GIVEN MATERIAL =>
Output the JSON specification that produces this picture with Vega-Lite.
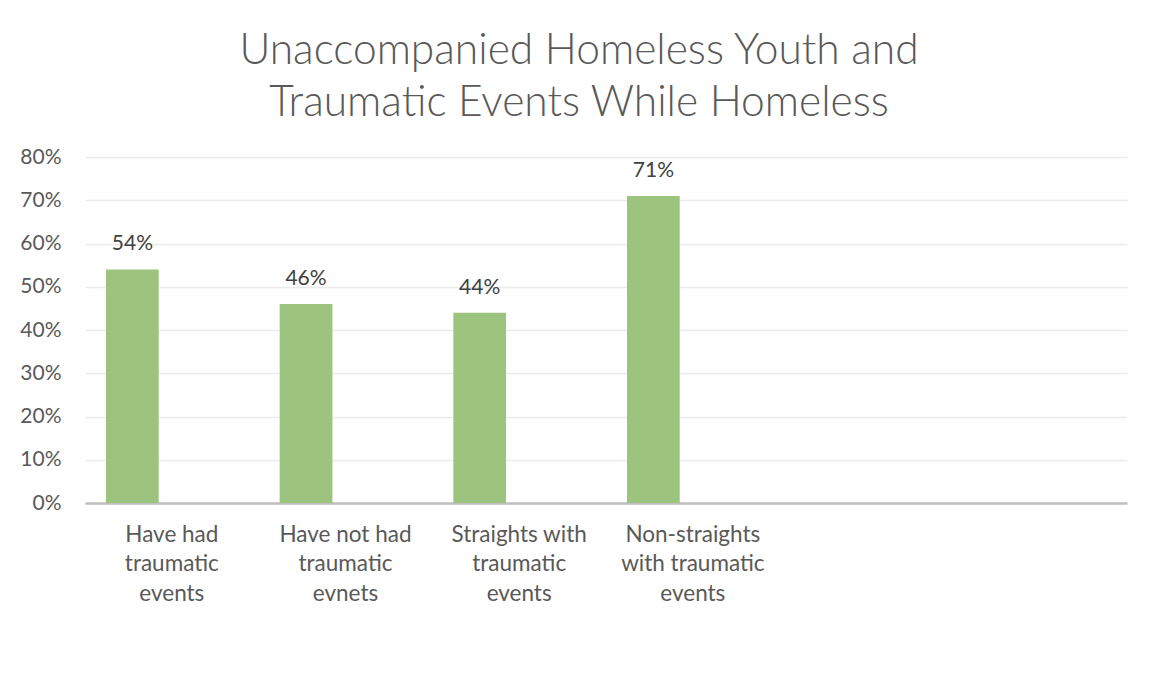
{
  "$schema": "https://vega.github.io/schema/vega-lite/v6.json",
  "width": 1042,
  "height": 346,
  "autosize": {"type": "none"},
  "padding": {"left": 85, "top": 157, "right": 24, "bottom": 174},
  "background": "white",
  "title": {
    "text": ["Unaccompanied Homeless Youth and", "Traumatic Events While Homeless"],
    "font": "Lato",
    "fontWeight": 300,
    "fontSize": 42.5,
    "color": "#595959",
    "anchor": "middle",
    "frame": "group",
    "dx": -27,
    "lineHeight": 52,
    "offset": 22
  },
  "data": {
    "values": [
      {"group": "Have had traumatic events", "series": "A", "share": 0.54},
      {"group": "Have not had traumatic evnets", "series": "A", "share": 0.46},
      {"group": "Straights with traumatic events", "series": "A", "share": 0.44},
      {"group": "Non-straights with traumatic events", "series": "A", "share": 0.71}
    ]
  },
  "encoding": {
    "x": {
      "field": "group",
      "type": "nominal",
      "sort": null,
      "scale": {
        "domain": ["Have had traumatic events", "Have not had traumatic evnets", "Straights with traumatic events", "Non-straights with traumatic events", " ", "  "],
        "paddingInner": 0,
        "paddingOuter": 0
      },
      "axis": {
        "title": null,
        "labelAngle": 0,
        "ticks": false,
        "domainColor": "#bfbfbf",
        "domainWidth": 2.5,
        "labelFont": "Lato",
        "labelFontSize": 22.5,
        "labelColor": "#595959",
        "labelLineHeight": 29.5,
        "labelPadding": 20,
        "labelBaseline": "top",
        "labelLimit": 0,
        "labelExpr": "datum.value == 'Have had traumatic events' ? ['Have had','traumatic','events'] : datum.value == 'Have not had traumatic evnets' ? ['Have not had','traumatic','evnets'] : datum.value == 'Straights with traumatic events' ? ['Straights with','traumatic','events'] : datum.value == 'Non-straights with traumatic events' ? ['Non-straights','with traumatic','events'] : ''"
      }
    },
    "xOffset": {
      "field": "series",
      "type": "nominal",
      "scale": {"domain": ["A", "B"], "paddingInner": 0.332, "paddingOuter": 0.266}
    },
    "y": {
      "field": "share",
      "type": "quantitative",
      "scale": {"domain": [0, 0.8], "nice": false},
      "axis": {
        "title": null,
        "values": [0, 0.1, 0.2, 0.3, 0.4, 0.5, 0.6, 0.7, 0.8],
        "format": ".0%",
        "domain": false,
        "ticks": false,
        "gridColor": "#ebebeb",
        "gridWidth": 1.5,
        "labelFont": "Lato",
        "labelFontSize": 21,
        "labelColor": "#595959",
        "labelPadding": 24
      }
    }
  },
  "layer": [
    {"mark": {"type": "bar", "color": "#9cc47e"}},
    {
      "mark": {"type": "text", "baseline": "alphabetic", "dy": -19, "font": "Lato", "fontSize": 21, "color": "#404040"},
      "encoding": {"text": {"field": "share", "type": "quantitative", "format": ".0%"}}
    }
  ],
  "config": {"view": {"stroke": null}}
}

WHAT YOU WILL DO => Write out the data precisely as given, excluding the pictures.

IN RESPONSE =>
Output the JSON specification that produces this picture with Vega-Lite.
{
  "$schema": "https://vega.github.io/schema/vega-lite/v6.json",
  "width": 1042,
  "height": 346,
  "autosize": {"type": "none"},
  "padding": {"left": 85, "top": 157, "right": 24, "bottom": 174},
  "background": "white",
  "title": {
    "text": ["Unaccompanied Homeless Youth and", "Traumatic Events While Homeless"],
    "font": "Lato",
    "fontWeight": 300,
    "fontSize": 42.5,
    "color": "#595959",
    "anchor": "middle",
    "frame": "group",
    "dx": -27,
    "lineHeight": 52,
    "offset": 22
  },
  "data": {
    "values": [
      {"group": "Have had traumatic events", "series": "A", "share": 0.54},
      {"group": "Have not had traumatic evnets", "series": "A", "share": 0.46},
      {"group": "Straights with traumatic events", "series": "A", "share": 0.44},
      {"group": "Non-straights with traumatic events", "series": "A", "share": 0.71}
    ]
  },
  "encoding": {
    "x": {
      "field": "group",
      "type": "nominal",
      "sort": null,
      "scale": {
        "domain": ["Have had traumatic events", "Have not had traumatic evnets", "Straights with traumatic events", "Non-straights with traumatic events", " ", "  "],
        "paddingInner": 0,
        "paddingOuter": 0
      },
      "axis": {
        "title": null,
        "labelAngle": 0,
        "ticks": false,
        "domainColor": "#bfbfbf",
        "domainWidth": 2.5,
        "labelFont": "Lato",
        "labelFontSize": 22.5,
        "labelColor": "#595959",
        "labelLineHeight": 29.5,
        "labelPadding": 20,
        "labelBaseline": "top",
        "labelLimit": 0,
        "labelExpr": "datum.value == 'Have had traumatic events' ? ['Have had','traumatic','events'] : datum.value == 'Have not had traumatic evnets' ? ['Have not had','traumatic','evnets'] : datum.value == 'Straights with traumatic events' ? ['Straights with','traumatic','events'] : datum.value == 'Non-straights with traumatic events' ? ['Non-straights','with traumatic','events'] : ''"
      }
    },
    "xOffset": {
      "field": "series",
      "type": "nominal",
      "scale": {"domain": ["A", "B"], "paddingInner": 0.332, "paddingOuter": 0.266}
    },
    "y": {
      "field": "share",
      "type": "quantitative",
      "scale": {"domain": [0, 0.8], "nice": false},
      "axis": {
        "title": null,
        "values": [0, 0.1, 0.2, 0.3, 0.4, 0.5, 0.6, 0.7, 0.8],
        "format": ".0%",
        "domain": false,
        "ticks": false,
        "gridColor": "#ebebeb",
        "gridWidth": 1.5,
        "labelFont": "Lato",
        "labelFontSize": 21,
        "labelColor": "#595959",
        "labelPadding": 24
      }
    }
  },
  "layer": [
    {"mark": {"type": "bar", "color": "#9cc47e"}},
    {
      "mark": {"type": "text", "baseline": "alphabetic", "dy": -19, "font": "Lato", "fontSize": 21, "color": "#404040"},
      "encoding": {"text": {"field": "share", "type": "quantitative", "format": ".0%"}}
    }
  ],
  "config": {"view": {"stroke": null}}
}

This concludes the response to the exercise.